═══ Raw data

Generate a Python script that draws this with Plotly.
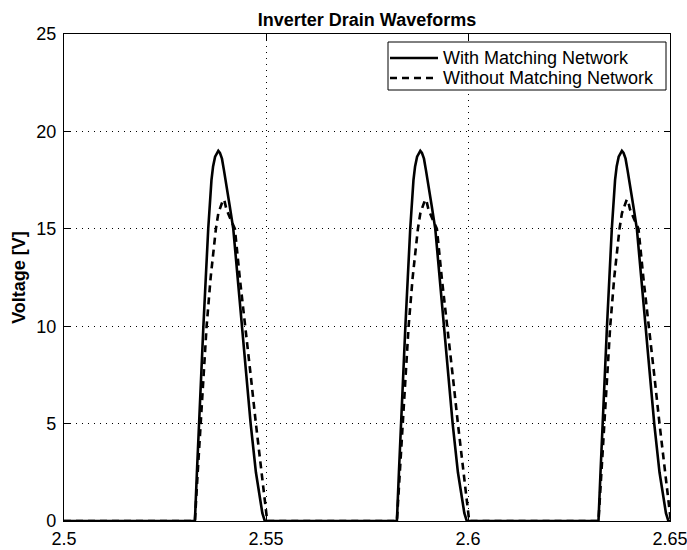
import plotly.graph_objects as go

# Pulse onset times [s] for the three drain pulses shown
pulse_onsets = [2.5324, 2.5824, 2.6323]

# Drain voltage shape of one pulse: time after onset [s] and voltage [V]
with_dt = [0, 0.0005, 0.0010, 0.0015, 0.0021, 0.0027, 0.0033, 0.0041, 0.0045,
           0.0050, 0.0055, 0.0058, 0.0062, 0.0067, 0.0072, 0.0077, 0.0086,
           0.0095, 0.0106, 0.0116, 0.0127, 0.0138, 0.0151, 0.0160, 0.0167,
           0.0173]
with_v = [0, 2.5, 5, 7.5, 10, 12.5, 15, 17.5, 18.2, 18.7, 18.95, 19.0, 18.9,
          18.6, 18.0, 17.4, 16.2, 15, 12.5, 10, 7.5, 5, 2.5, 1.2, 0.4, 0]

without_dt = [0, 0.0007, 0.0014, 0.0021, 0.0029, 0.0039, 0.0046, 0.0052,
              0.0058, 0.0064, 0.0070, 0.0073, 0.0078, 0.0088, 0.0099, 0.0111,
              0.0125, 0.0138, 0.0151, 0.0165, 0.0172, 0.0179]
without_v = [0, 2.5, 5, 7.5, 10, 12.5, 14, 15, 15.8, 16.2, 16.5, 16.45, 16.0,
             15.5, 15, 12.5, 10, 7.5, 5, 2.5, 1.2, 0]

series_names = ["With Matching Network", "Without Matching Network"]

x_range = [2.5, 2.65]
y_range = [0, 25]
x_ticks = [2.5, 2.55, 2.6, 2.65]
x_ticktext = ["2.5", "2.55", "2.6", "2.65"]
y_ticks = [0, 5, 10, 15, 20, 25]

W, H = 687, 550
ML, MR, MT, MB = 64, 17, 34, 29
PW, PH = W - ML - MR, H - MT - MB


def px_x(px):
    """Horizontal pixel -> paper fraction."""
    return (px - ML) / PW


def px_y(py):
    """Vertical pixel (from top) -> paper fraction."""
    return (H - MB - py) / PH


def waveform(dts, vs):
    """Place the pulse shape at each onset, with 0 V between pulses."""
    xs, ys = [x_range[0]], [0]
    for t0 in pulse_onsets:
        for dt, v in zip(dts, vs):
            xs.append(t0 + dt)
            ys.append(v)
    if xs[-1] < x_range[1]:
        xs.append(x_range[1])
        ys.append(0)
    return xs, ys


FONT = "Liberation Sans, Arial, Helvetica, sans-serif"
DASH = "7px,5px"
LW = 2.6

wx, wy = waveform(with_dt, with_v)
nx, ny = waveform(without_dt, without_v)

fig = go.Figure()
fig.add_trace(go.Scatter(x=wx, y=wy, mode="lines", name=series_names[0],
                         line=dict(color="black", width=LW)))
fig.add_trace(go.Scatter(x=nx, y=ny, mode="lines", name=series_names[1],
                         line=dict(color="black", width=LW, dash=DASH)))

axis_common = dict(
    showline=True, linecolor="black", linewidth=1.2, mirror="ticks",
    ticks="inside", ticklen=6, tickwidth=1, tickcolor="black",
    showgrid=True, gridcolor="black", gridwidth=1, griddash="1px,5px",
    zeroline=False, automargin=False, ticklabeloverflow="allow",
    tickfont=dict(family=FONT, size=18, color="black"),
)

# Boxed legend in the upper right corner of the axes
box = dict(x0=388, x1=666, y0=42, y1=90)
rows_y = [58, 78]
sample_x = [390, 438]
text_x = 441

shapes = [dict(type="rect", xref="paper", yref="paper",
               x0=px_x(box["x0"]), x1=px_x(box["x1"]),
               y0=px_y(box["y1"]), y1=px_y(box["y0"]),
               line=dict(color="black", width=1), fillcolor="white",
               layer="above")]
annotations = []
for name, ry, dash in zip(series_names, rows_y, ["solid", DASH]):
    shapes.append(dict(type="line", xref="paper", yref="paper",
                       x0=px_x(sample_x[0]), x1=px_x(sample_x[1]),
                       y0=px_y(ry), y1=px_y(ry), layer="above",
                       line=dict(color="black", width=LW, dash=dash)))
    annotations.append(dict(text=name, xref="paper", yref="paper",
                            x=px_x(text_x), y=px_y(ry), xanchor="left",
                            yanchor="middle", showarrow=False,
                            font=dict(family=FONT, size=18, color="black")))

fig.update_layout(
    width=W, height=H,
    margin=dict(l=ML, r=MR, t=MT, b=MB),
    paper_bgcolor="white", plot_bgcolor="white",
    showlegend=False,
    title=dict(
        text="<b>Inverter Drain Waveforms</b>",
        font=dict(family=FONT, size=18, color="black"),
        x=(ML + W - MR) / 2 / W, xanchor="center",
        y=1 - 20 / H, yanchor="middle", yref="container",
    ),
    xaxis=dict(range=x_range, tickvals=x_ticks, ticktext=x_ticktext,
               ticklabelstandoff=1, **axis_common),
    yaxis=dict(range=y_range, tickvals=y_ticks, ticklabelstandoff=3,
               title=dict(text="<b>Voltage [V]</b>", standoff=5,
                          font=dict(family=FONT, size=18, color="black")),
               **axis_common),
    shapes=shapes,
    annotations=annotations,
)

fig.write_html("out.html")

══════

* What you are asked to do: Reproduce the material above from its first line through the line containing "pulse_onsets = [2.5324, 2.5824, 2.6323]", both ends included, and skip every picture.

* Full response:
Generate a Python script that draws this with Plotly.
import plotly.graph_objects as go

# Pulse onset times [s] for the three drain pulses shown
pulse_onsets = [2.5324, 2.5824, 2.6323]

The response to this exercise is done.